++++ Recorded data ++++
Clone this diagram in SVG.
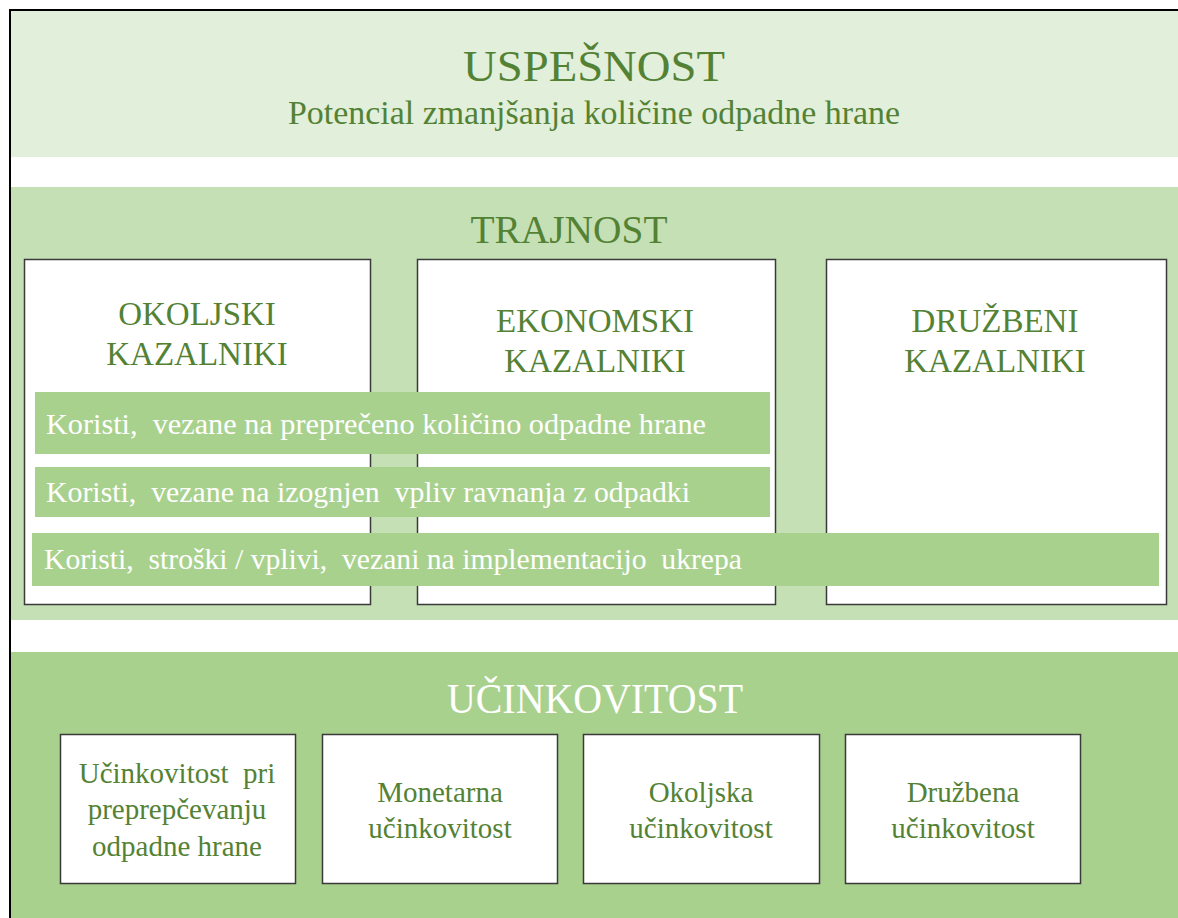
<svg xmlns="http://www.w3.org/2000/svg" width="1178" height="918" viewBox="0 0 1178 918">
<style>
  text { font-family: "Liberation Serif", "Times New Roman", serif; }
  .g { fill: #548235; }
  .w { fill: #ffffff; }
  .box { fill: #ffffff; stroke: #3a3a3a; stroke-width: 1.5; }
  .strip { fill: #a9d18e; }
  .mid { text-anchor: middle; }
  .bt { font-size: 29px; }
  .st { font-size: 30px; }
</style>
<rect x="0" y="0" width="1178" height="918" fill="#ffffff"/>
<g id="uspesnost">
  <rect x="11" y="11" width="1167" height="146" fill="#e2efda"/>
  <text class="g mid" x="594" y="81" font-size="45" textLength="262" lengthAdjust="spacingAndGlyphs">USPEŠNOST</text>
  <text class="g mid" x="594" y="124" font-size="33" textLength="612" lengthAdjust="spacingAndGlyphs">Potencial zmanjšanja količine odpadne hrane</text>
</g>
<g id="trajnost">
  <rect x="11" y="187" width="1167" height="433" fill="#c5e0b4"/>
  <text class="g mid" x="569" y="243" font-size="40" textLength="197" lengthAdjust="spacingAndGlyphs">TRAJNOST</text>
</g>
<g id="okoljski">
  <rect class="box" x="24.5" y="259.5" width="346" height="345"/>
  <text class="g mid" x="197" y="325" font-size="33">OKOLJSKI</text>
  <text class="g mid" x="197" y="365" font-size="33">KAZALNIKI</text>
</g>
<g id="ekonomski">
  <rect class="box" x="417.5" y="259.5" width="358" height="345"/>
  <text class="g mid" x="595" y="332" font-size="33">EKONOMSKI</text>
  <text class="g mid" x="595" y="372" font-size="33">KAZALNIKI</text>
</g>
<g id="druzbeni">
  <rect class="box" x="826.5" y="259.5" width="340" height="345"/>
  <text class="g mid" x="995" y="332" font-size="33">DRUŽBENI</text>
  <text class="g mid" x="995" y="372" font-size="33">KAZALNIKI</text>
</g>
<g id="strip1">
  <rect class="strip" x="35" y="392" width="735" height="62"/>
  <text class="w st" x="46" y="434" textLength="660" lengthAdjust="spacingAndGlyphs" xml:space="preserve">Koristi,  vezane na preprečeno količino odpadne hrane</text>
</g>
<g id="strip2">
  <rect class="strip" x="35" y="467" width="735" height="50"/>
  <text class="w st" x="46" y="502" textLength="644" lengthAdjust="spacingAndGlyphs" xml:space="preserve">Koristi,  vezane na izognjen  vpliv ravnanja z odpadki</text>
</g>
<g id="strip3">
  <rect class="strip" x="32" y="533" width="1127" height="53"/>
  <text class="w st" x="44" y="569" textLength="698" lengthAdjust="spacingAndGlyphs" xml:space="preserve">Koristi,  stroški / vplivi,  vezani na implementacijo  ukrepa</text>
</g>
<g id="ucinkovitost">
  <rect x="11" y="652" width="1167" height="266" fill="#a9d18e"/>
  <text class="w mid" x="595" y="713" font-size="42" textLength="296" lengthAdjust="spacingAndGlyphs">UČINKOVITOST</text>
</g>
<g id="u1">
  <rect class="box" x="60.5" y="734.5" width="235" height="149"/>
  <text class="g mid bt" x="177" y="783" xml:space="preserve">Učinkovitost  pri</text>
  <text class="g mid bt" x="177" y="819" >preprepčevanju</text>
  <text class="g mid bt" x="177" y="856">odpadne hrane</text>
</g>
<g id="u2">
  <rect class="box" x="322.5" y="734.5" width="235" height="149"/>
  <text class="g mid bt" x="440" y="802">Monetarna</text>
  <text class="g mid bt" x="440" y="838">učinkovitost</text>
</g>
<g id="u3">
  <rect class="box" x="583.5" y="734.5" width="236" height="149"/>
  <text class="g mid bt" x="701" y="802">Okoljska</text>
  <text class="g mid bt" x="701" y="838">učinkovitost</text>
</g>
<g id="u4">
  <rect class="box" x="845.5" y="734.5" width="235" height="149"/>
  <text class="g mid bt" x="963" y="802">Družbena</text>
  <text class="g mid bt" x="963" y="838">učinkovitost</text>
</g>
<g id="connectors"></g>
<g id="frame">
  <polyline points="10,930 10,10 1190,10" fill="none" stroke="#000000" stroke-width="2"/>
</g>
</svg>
++++
### Task requirements
Retype each line of the listing above word for word. Exclude the pictures.

### Result of the exercise
Clone this diagram in SVG.
<svg xmlns="http://www.w3.org/2000/svg" width="1178" height="918" viewBox="0 0 1178 918">
<style>
  text { font-family: "Liberation Serif", "Times New Roman", serif; }
  .g { fill: #548235; }
  .w { fill: #ffffff; }
  .box { fill: #ffffff; stroke: #3a3a3a; stroke-width: 1.5; }
  .strip { fill: #a9d18e; }
  .mid { text-anchor: middle; }
  .bt { font-size: 29px; }
  .st { font-size: 30px; }
</style>
<rect x="0" y="0" width="1178" height="918" fill="#ffffff"/>
<g id="uspesnost">
  <rect x="11" y="11" width="1167" height="146" fill="#e2efda"/>
  <text class="g mid" x="594" y="81" font-size="45" textLength="262" lengthAdjust="spacingAndGlyphs">USPEŠNOST</text>
  <text class="g mid" x="594" y="124" font-size="33" textLength="612" lengthAdjust="spacingAndGlyphs">Potencial zmanjšanja količine odpadne hrane</text>
</g>
<g id="trajnost">
  <rect x="11" y="187" width="1167" height="433" fill="#c5e0b4"/>
  <text class="g mid" x="569" y="243" font-size="40" textLength="197" lengthAdjust="spacingAndGlyphs">TRAJNOST</text>
</g>
<g id="okoljski">
  <rect class="box" x="24.5" y="259.5" width="346" height="345"/>
  <text class="g mid" x="197" y="325" font-size="33">OKOLJSKI</text>
  <text class="g mid" x="197" y="365" font-size="33">KAZALNIKI</text>
</g>
<g id="ekonomski">
  <rect class="box" x="417.5" y="259.5" width="358" height="345"/>
  <text class="g mid" x="595" y="332" font-size="33">EKONOMSKI</text>
  <text class="g mid" x="595" y="372" font-size="33">KAZALNIKI</text>
</g>
<g id="druzbeni">
  <rect class="box" x="826.5" y="259.5" width="340" height="345"/>
  <text class="g mid" x="995" y="332" font-size="33">DRUŽBENI</text>
  <text class="g mid" x="995" y="372" font-size="33">KAZALNIKI</text>
</g>
<g id="strip1">
  <rect class="strip" x="35" y="392" width="735" height="62"/>
  <text class="w st" x="46" y="434" textLength="660" lengthAdjust="spacingAndGlyphs" xml:space="preserve">Koristi,  vezane na preprečeno količino odpadne hrane</text>
</g>
<g id="strip2">
  <rect class="strip" x="35" y="467" width="735" height="50"/>
  <text class="w st" x="46" y="502" textLength="644" lengthAdjust="spacingAndGlyphs" xml:space="preserve">Koristi,  vezane na izognjen  vpliv ravnanja z odpadki</text>
</g>
<g id="strip3">
  <rect class="strip" x="32" y="533" width="1127" height="53"/>
  <text class="w st" x="44" y="569" textLength="698" lengthAdjust="spacingAndGlyphs" xml:space="preserve">Koristi,  stroški / vplivi,  vezani na implementacijo  ukrepa</text>
</g>
<g id="ucinkovitost">
  <rect x="11" y="652" width="1167" height="266" fill="#a9d18e"/>
  <text class="w mid" x="595" y="713" font-size="42" textLength="296" lengthAdjust="spacingAndGlyphs">UČINKOVITOST</text>
</g>
<g id="u1">
  <rect class="box" x="60.5" y="734.5" width="235" height="149"/>
  <text class="g mid bt" x="177" y="783" xml:space="preserve">Učinkovitost  pri</text>
  <text class="g mid bt" x="177" y="819" >preprepčevanju</text>
  <text class="g mid bt" x="177" y="856">odpadne hrane</text>
</g>
<g id="u2">
  <rect class="box" x="322.5" y="734.5" width="235" height="149"/>
  <text class="g mid bt" x="440" y="802">Monetarna</text>
  <text class="g mid bt" x="440" y="838">učinkovitost</text>
</g>
<g id="u3">
  <rect class="box" x="583.5" y="734.5" width="236" height="149"/>
  <text class="g mid bt" x="701" y="802">Okoljska</text>
  <text class="g mid bt" x="701" y="838">učinkovitost</text>
</g>
<g id="u4">
  <rect class="box" x="845.5" y="734.5" width="235" height="149"/>
  <text class="g mid bt" x="963" y="802">Družbena</text>
  <text class="g mid bt" x="963" y="838">učinkovitost</text>
</g>
<g id="connectors"></g>
<g id="frame">
  <polyline points="10,930 10,10 1190,10" fill="none" stroke="#000000" stroke-width="2"/>
</g>
</svg>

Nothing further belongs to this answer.